Instruction: Your task is to transcribe the data in full.

_ _ _ _ _ _ _

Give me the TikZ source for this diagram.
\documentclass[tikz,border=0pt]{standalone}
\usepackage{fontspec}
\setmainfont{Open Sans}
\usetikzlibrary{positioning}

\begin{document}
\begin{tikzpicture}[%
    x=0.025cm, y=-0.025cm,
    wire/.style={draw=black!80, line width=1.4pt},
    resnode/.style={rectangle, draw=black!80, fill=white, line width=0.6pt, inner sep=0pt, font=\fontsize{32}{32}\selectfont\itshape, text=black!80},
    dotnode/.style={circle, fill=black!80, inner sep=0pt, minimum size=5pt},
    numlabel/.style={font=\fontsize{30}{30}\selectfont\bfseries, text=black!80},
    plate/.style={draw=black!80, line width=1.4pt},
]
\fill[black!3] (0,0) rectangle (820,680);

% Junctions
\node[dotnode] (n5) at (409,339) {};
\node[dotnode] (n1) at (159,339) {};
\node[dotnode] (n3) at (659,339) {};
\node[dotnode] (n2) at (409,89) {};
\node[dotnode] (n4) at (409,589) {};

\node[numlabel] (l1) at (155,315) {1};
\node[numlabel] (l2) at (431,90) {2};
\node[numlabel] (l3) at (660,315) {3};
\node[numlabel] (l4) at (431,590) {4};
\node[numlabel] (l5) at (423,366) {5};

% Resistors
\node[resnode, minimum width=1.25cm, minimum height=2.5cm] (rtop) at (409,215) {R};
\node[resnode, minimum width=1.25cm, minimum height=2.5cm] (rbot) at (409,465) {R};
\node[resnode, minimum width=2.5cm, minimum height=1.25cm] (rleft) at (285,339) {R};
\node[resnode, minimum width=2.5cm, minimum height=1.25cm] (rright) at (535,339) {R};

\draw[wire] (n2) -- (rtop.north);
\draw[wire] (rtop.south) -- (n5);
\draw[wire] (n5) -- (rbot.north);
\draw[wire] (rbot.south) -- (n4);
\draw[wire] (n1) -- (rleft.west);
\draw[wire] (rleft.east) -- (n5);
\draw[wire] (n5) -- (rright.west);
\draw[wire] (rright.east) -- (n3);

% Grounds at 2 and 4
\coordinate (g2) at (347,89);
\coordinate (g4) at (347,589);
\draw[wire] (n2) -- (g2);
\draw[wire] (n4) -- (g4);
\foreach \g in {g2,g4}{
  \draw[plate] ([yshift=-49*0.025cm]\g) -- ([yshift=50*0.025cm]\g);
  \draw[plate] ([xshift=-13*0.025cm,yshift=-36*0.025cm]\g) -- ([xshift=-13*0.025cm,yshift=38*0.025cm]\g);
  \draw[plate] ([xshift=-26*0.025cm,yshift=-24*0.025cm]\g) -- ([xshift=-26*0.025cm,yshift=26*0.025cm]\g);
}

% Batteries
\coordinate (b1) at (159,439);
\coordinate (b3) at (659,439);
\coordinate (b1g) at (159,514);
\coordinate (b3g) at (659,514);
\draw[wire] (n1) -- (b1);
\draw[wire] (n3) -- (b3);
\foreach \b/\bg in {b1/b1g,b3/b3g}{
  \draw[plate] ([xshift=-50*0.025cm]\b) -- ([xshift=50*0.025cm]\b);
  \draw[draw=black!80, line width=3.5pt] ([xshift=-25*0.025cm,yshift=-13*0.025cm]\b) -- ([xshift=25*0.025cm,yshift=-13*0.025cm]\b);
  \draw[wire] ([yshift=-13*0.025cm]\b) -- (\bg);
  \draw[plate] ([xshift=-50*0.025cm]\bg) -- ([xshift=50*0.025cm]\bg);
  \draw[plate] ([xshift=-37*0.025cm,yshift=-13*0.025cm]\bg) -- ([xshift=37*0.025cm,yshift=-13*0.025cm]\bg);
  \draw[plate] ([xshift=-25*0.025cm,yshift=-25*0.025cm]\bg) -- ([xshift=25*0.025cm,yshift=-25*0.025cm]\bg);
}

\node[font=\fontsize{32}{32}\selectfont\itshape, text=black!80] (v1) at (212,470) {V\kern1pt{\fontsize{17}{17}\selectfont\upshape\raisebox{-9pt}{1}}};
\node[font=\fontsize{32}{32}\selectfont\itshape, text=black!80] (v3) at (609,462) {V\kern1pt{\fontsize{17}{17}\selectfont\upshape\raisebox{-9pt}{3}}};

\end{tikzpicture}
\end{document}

_ _ _ _ _ _ _

Worked solution:
Give me the TikZ source for this diagram.
\documentclass[tikz,border=0pt]{standalone}
\usepackage{fontspec}
\setmainfont{Open Sans}
\usetikzlibrary{positioning}

\begin{document}
\begin{tikzpicture}[%
    x=0.025cm, y=-0.025cm,
    wire/.style={draw=black!80, line width=1.4pt},
    resnode/.style={rectangle, draw=black!80, fill=white, line width=0.6pt, inner sep=0pt, font=\fontsize{32}{32}\selectfont\itshape, text=black!80},
    dotnode/.style={circle, fill=black!80, inner sep=0pt, minimum size=5pt},
    numlabel/.style={font=\fontsize{30}{30}\selectfont\bfseries, text=black!80},
    plate/.style={draw=black!80, line width=1.4pt},
]
\fill[black!3] (0,0) rectangle (820,680);

% Junctions
\node[dotnode] (n5) at (409,339) {};
\node[dotnode] (n1) at (159,339) {};
\node[dotnode] (n3) at (659,339) {};
\node[dotnode] (n2) at (409,89) {};
\node[dotnode] (n4) at (409,589) {};

\node[numlabel] (l1) at (155,315) {1};
\node[numlabel] (l2) at (431,90) {2};
\node[numlabel] (l3) at (660,315) {3};
\node[numlabel] (l4) at (431,590) {4};
\node[numlabel] (l5) at (423,366) {5};

% Resistors
\node[resnode, minimum width=1.25cm, minimum height=2.5cm] (rtop) at (409,215) {R};
\node[resnode, minimum width=1.25cm, minimum height=2.5cm] (rbot) at (409,465) {R};
\node[resnode, minimum width=2.5cm, minimum height=1.25cm] (rleft) at (285,339) {R};
\node[resnode, minimum width=2.5cm, minimum height=1.25cm] (rright) at (535,339) {R};

\draw[wire] (n2) -- (rtop.north);
\draw[wire] (rtop.south) -- (n5);
\draw[wire] (n5) -- (rbot.north);
\draw[wire] (rbot.south) -- (n4);
\draw[wire] (n1) -- (rleft.west);
\draw[wire] (rleft.east) -- (n5);
\draw[wire] (n5) -- (rright.west);
\draw[wire] (rright.east) -- (n3);

% Grounds at 2 and 4
\coordinate (g2) at (347,89);
\coordinate (g4) at (347,589);
\draw[wire] (n2) -- (g2);
\draw[wire] (n4) -- (g4);
\foreach \g in {g2,g4}{
  \draw[plate] ([yshift=-49*0.025cm]\g) -- ([yshift=50*0.025cm]\g);
  \draw[plate] ([xshift=-13*0.025cm,yshift=-36*0.025cm]\g) -- ([xshift=-13*0.025cm,yshift=38*0.025cm]\g);
  \draw[plate] ([xshift=-26*0.025cm,yshift=-24*0.025cm]\g) -- ([xshift=-26*0.025cm,yshift=26*0.025cm]\g);
}

% Batteries
\coordinate (b1) at (159,439);
\coordinate (b3) at (659,439);
\coordinate (b1g) at (159,514);
\coordinate (b3g) at (659,514);
\draw[wire] (n1) -- (b1);
\draw[wire] (n3) -- (b3);
\foreach \b/\bg in {b1/b1g,b3/b3g}{
  \draw[plate] ([xshift=-50*0.025cm]\b) -- ([xshift=50*0.025cm]\b);
  \draw[draw=black!80, line width=3.5pt] ([xshift=-25*0.025cm,yshift=-13*0.025cm]\b) -- ([xshift=25*0.025cm,yshift=-13*0.025cm]\b);
  \draw[wire] ([yshift=-13*0.025cm]\b) -- (\bg);
  \draw[plate] ([xshift=-50*0.025cm]\bg) -- ([xshift=50*0.025cm]\bg);
  \draw[plate] ([xshift=-37*0.025cm,yshift=-13*0.025cm]\bg) -- ([xshift=37*0.025cm,yshift=-13*0.025cm]\bg);
  \draw[plate] ([xshift=-25*0.025cm,yshift=-25*0.025cm]\bg) -- ([xshift=25*0.025cm,yshift=-25*0.025cm]\bg);
}

\node[font=\fontsize{32}{32}\selectfont\itshape, text=black!80] (v1) at (212,470) {V\kern1pt{\fontsize{17}{17}\selectfont\upshape\raisebox{-9pt}{1}}};
\node[font=\fontsize{32}{32}\selectfont\itshape, text=black!80] (v3) at (609,462) {V\kern1pt{\fontsize{17}{17}\selectfont\upshape\raisebox{-9pt}{3}}};

\end{tikzpicture}
\end{document}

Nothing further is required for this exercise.